What I found amusing was the fact that, after reading this article, I got a notification that the journal version of the paper Estimating the Helpfulness and Economic Impact of Product Reviews: Mining Text and Reviewer Characteristics, co-authored with my frequent co-author, Anindya Ghose, has been accepted for publication at the IEEE Transactions on Knowledge and Data Engineering (TKDE) journal.
As the title suggests, one of the problems that we attack in the paper is how to predict the usefulness of a product review. For example, if you go on Amazon, you will see, on top of many reviews, how many people considered a particular product review helpful:
So, the question is: Can we predict how helpful a particular review will be?
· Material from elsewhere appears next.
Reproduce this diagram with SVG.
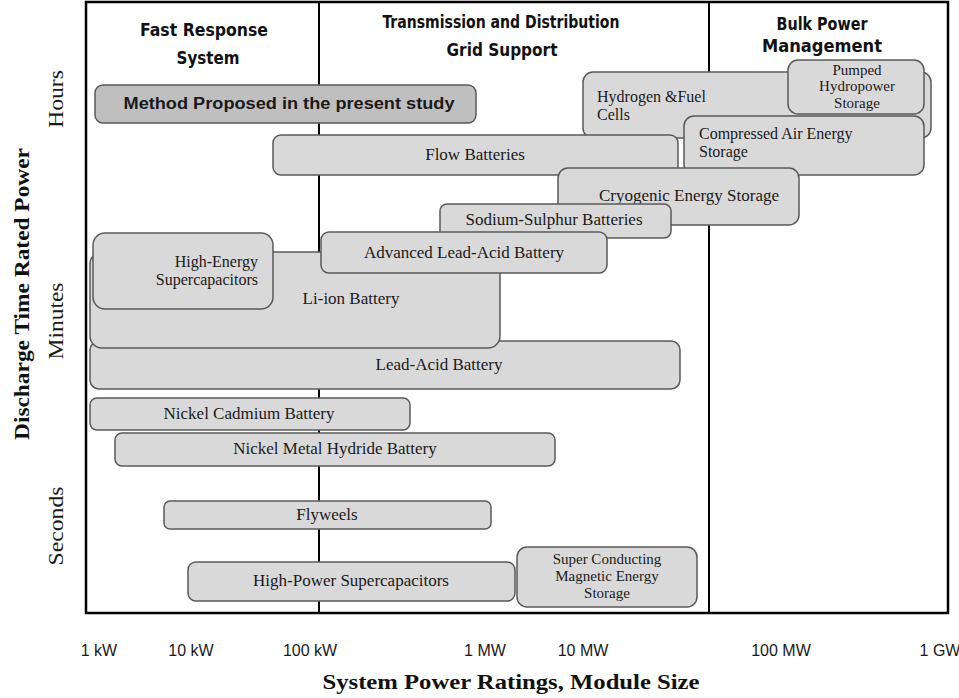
<svg xmlns="http://www.w3.org/2000/svg" width="959" height="698" viewBox="0 0 959 698">
<style>
.box{fill:#d9d9d9;stroke:#595959;stroke-width:1.5}
.prop{fill:#bfbfbf;stroke:#595959;stroke-width:1.5}
.lbl{font-family:"Liberation Serif",serif;font-size:17px;fill:#1a1a1a}
.ml{font-size:16px}
.sm{font-size:15px}
.hdr{font-family:"DejaVu Sans Condensed","DejaVu Sans",sans-serif;font-weight:bold;font-size:18px;fill:#111;text-anchor:middle}
.tick{font-family:"Liberation Sans",sans-serif;font-size:16px;fill:#1a1a1a;text-anchor:middle}
.ax{font-family:"Liberation Serif",serif;font-size:20px;fill:#1a1a1a;text-anchor:middle}
.mid{text-anchor:middle}
</style>
<rect x="0" y="0" width="959" height="698" fill="#fff"/>
<g id="frame">
<rect x="86" y="2" width="862" height="611" fill="none" stroke="#000" stroke-width="2.5"/>
<line x1="319" y1="2" x2="319" y2="613" stroke="#000" stroke-width="2"/>
<line x1="709" y1="2" x2="709" y2="613" stroke="#000" stroke-width="2"/>
</g>
<g id="headers">
<text class="hdr" x="204" y="36" textLength="128" lengthAdjust="spacingAndGlyphs">Fast Response</text>
<text class="hdr" x="208" y="64" textLength="63" lengthAdjust="spacingAndGlyphs">System</text>
<text class="hdr" x="501" y="28" textLength="237" lengthAdjust="spacingAndGlyphs">Transmission and Distribution</text>
<text class="hdr" x="502" y="56" textLength="111" lengthAdjust="spacingAndGlyphs">Grid Support</text>
<text class="hdr" x="822" y="30" textLength="91" lengthAdjust="spacingAndGlyphs">Bulk Power</text>
<text class="hdr" x="822" y="52" textLength="120" lengthAdjust="spacingAndGlyphs">Management</text>
</g>
<g id="method">
<rect class="prop" x="95" y="85" width="381" height="38" rx="8"/>
<text x="289" y="109" font-family="Liberation Sans, sans-serif" font-weight="bold" font-size="16" fill="#1a1a1a" text-anchor="middle" textLength="331" lengthAdjust="spacingAndGlyphs">Method Proposed in the present study</text>
</g>
<g id="hydrogen">
<rect class="box" x="583" y="72" width="348" height="66" rx="10"/>
<text class="lbl ml" x="597" y="102">Hydrogen &amp;Fuel</text>
<text class="lbl ml" x="597" y="120">Cells</text>
</g>
<g id="pumped">
<rect class="box" x="788" y="60" width="136" height="54" rx="10"/>
<text class="lbl sm mid" x="857" y="75">Pumped</text>
<text class="lbl sm mid" x="857" y="91">Hydropower</text>
<text class="lbl sm mid" x="857" y="108">Storage</text>
</g>
<g id="compressed">
<rect class="box" x="684" y="116" width="240" height="59" rx="10"/>
<text class="lbl ml" x="699" y="139">Compressed  Air Energy</text>
<text class="lbl ml" x="699" y="157">Storage</text>
</g>
<g id="flow">
<rect class="box" x="273" y="135" width="405" height="40" rx="8"/>
<text class="lbl mid" x="475" y="160">Flow Batteries</text>
</g>
<g id="cryogenic">
<rect class="box" x="558" y="168" width="241" height="57" rx="10"/>
<text class="lbl mid" x="689" y="201">Cryogenic  Energy Storage</text>
</g>
<g id="sodium">
<rect class="box" x="440" y="204" width="231" height="34" rx="7"/>
<text class="lbl mid" x="554" y="225" font-size="16">Sodium-Sulphur Batteries</text>
</g>
<g id="leadacid">
<rect class="box" x="90" y="341" width="590" height="48" rx="9"/>
<text class="lbl mid" x="439" y="370">Lead-Acid Battery</text>
</g>
<g id="liion">
<rect class="box" x="90" y="252" width="410" height="96" rx="12"/>
<text class="lbl mid" x="351" y="304">Li-ion Battery</text>
</g>
<g id="highenergy">
<rect class="box" x="93" y="233" width="180" height="76" rx="12"/>
<text class="lbl ml" x="258" y="267" text-anchor="end">High-Energy</text>
<text class="lbl ml" x="258" y="285" text-anchor="end">Supercapacitors</text>
</g>
<g id="advanced">
<rect class="box" x="321" y="232" width="286" height="41" rx="8"/>
<text class="lbl mid" x="464" y="258">Advanced Lead-Acid Battery</text>
</g>
<g id="nicd">
<rect class="box" x="90" y="398" width="320" height="32" rx="7"/>
<text class="lbl mid" x="249" y="419">Nickel Cadmium Battery</text>
</g>
<g id="nimh">
<rect class="box" x="115" y="433" width="440" height="33" rx="7"/>
<text class="lbl mid" x="335" y="454">Nickel Metal Hydride Battery</text>
</g>
<g id="flywheels">
<rect class="box" x="164" y="501" width="327" height="28" rx="6"/>
<text class="lbl mid" x="327" y="520">Flyweels</text>
</g>
<g id="hps">
<rect class="box" x="188" y="562" width="327" height="39" rx="8"/>
<text class="lbl mid" x="351" y="586">High-Power Supercapacitors</text>
</g>
<g id="smes">
<rect class="box" x="517" y="547" width="180" height="60" rx="10"/>
<text class="lbl sm mid" x="607" y="564">Super Conducting</text>
<text class="lbl sm mid" x="607" y="581">Magnetic Energy</text>
<text class="lbl sm mid" x="607" y="598">Storage</text>
</g>
<g id="connectors"></g>
<g id="axes">
<text class="ax" transform="translate(63,99) rotate(-90)" textLength="58" lengthAdjust="spacingAndGlyphs">Hours</text>
<text class="ax" transform="translate(63,321) rotate(-90)" textLength="77" lengthAdjust="spacingAndGlyphs">Minutes</text>
<text class="ax" transform="translate(63,526) rotate(-90)" textLength="79" lengthAdjust="spacingAndGlyphs">Seconds</text>
<text transform="translate(29,294) rotate(-90)" font-family="Liberation Serif, serif" font-weight="bold" font-size="21" fill="#111" text-anchor="middle" textLength="292" lengthAdjust="spacingAndGlyphs">Discharge Time Rated Power</text>
<text class="tick" x="99" y="656">1 kW</text>
<text class="tick" x="191" y="656">10 kW</text>
<text class="tick" x="310" y="656">100 kW</text>
<text class="tick" x="485" y="656">1 MW</text>
<text class="tick" x="583" y="656">10 MW</text>
<text class="tick" x="781" y="656">100 MW</text>
<text class="tick" x="940" y="656">1 GW</text>
<text x="511" y="689" font-family="Liberation Serif, serif" font-weight="bold" font-size="20" fill="#111" text-anchor="middle" textLength="377" lengthAdjust="spacingAndGlyphs">System Power Ratings, Module Size</text>
</g>
</svg>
Our first attempts to address this problem appeared in the WITS 2006 and the ICEC 2007 papers. Following the scientific zeitgeist, a large number of other papers appeared these years, all tackling the question of predicting helpfulness of reviews. (See the actual paper for references.)
What I found rather surprising was the relative easiness of the task. A few relatively straightforward features can be used to predict with good accuracy whether a review will be deemed helpful or not.
- Check the readability of the article, as measured by one of the many readability metrics, check the number of spelling errors, and measure basic statistics of the text, such as review length. Using just the readability and the fraction of spelling errors in the article we can estimate with 70%-80% accuracy whether a review will be deemed helpful or not.
- Check for spelling errors in the article and check the grammar: To get a proxy variable for the spelling errors, just compare all the words in the review with words in an online English dictionary. If the word does not appear in the dictionary, the probability is high that it can be a typo. (Yes, I know about acronyms, proper names, etc. We care about a rough proxy). It is also possible to check the grammar (although that did not make it into the paper): Just compare the log-likelihood of a particular review based on the frequencies of its unigrams, bi-grams, and tri-grams, compared to the statistics from Google N-grams. If the likelihood is very low, then the review is likely to have grammatical errors. To ensure that the log-likelihood is comparable across reviews, we compare the log-likelihood of each review with the median likelihood of other reviews with similar readability scores. (Update: Amazingly enough, Zappos noticed the same thing and took action to improve the spelling and grammar of its reviews.)
- Check the history of the reviewer. If the reviewer has been writing helpful reviews in the past, it is highly likely that reviews in the future will also be helpful. Also, if a reviewer has disclosed personal details (name, location, etc) the reviews are more likely to be helpful. Again, using just reviewer history and disclosure details, we get 70%-80% accuracy, as measured with the AUC metric.
- Check the "subjectivity" of the review. We call a review objective if it contains mainly information that can be found in the product description and specs. A subjective review contains information that depends on the personal experiences of the reviewer. Helpful reviews tend to contain a mix of both.
Interestingly enough, all three feature sets seem to have equivalent predictive power. Even using them all together does not seem to increase substantially the predictive performance.
While preparing the final version of the paper, I also checked other papers that were attacking the same problem. While many papers were trying to predict helpfulness using textual features, I noticed that a few papers were using a set of alternative and interesting features:
- Coverage of product features. Many products can be considered an aggregation of multiple product features. For example, a digital camera has resolution, size, battery life, sensor size, etd. How many product features are being discussed in the review? This feature tends to have predictive power, according to (Liu et al, EMNLP 2007).
- Dynamics of reviews. Reviews that are posted early on get a higher fraction of helpful votes. In contrast, later reviews need to be more informative and comprehensive to attract the same fraction of helpful votes (Liu et al, EMNLP 2007).
- Controversy. The helpfulness of a review depends not only on its own content but also on how controversial is the product under consideration (Danescu-Niculescu-Mizil, WWW 2009).
- Social network of reviewers. If reviewer A trusts the reviews of reviewer B, then the reviews of B are likely to be more helpful than the reviews of A. ("Exploiting Social Context for Review Quality Prediction"; by Lu, Tsaparas, Ntoulas, and Polanyi; WWW 2010)
Although I have not seen a paper combining all the above features in order to predict the helpfulness of a review (or for ranking reviews by helpfulness), I guess that these set of features will bring predictive accuracy pretty close to its limit for this task.
What is next? I guess personalized recommendations are going to appear sooner or later, matching users with reviews that are more likely to benefit them. (Update: See Eugene's comment below for related papers.) For example, a beginner in photography will be interested in a different type of review when buying an SLR, compared to a seasoned professional. We already know that reviews from similar users can be used for recommending products (see Netflix) so it is not unlikely that different types of reviews will be deemed helpful by different types of users.
So, did you find this blog post useful?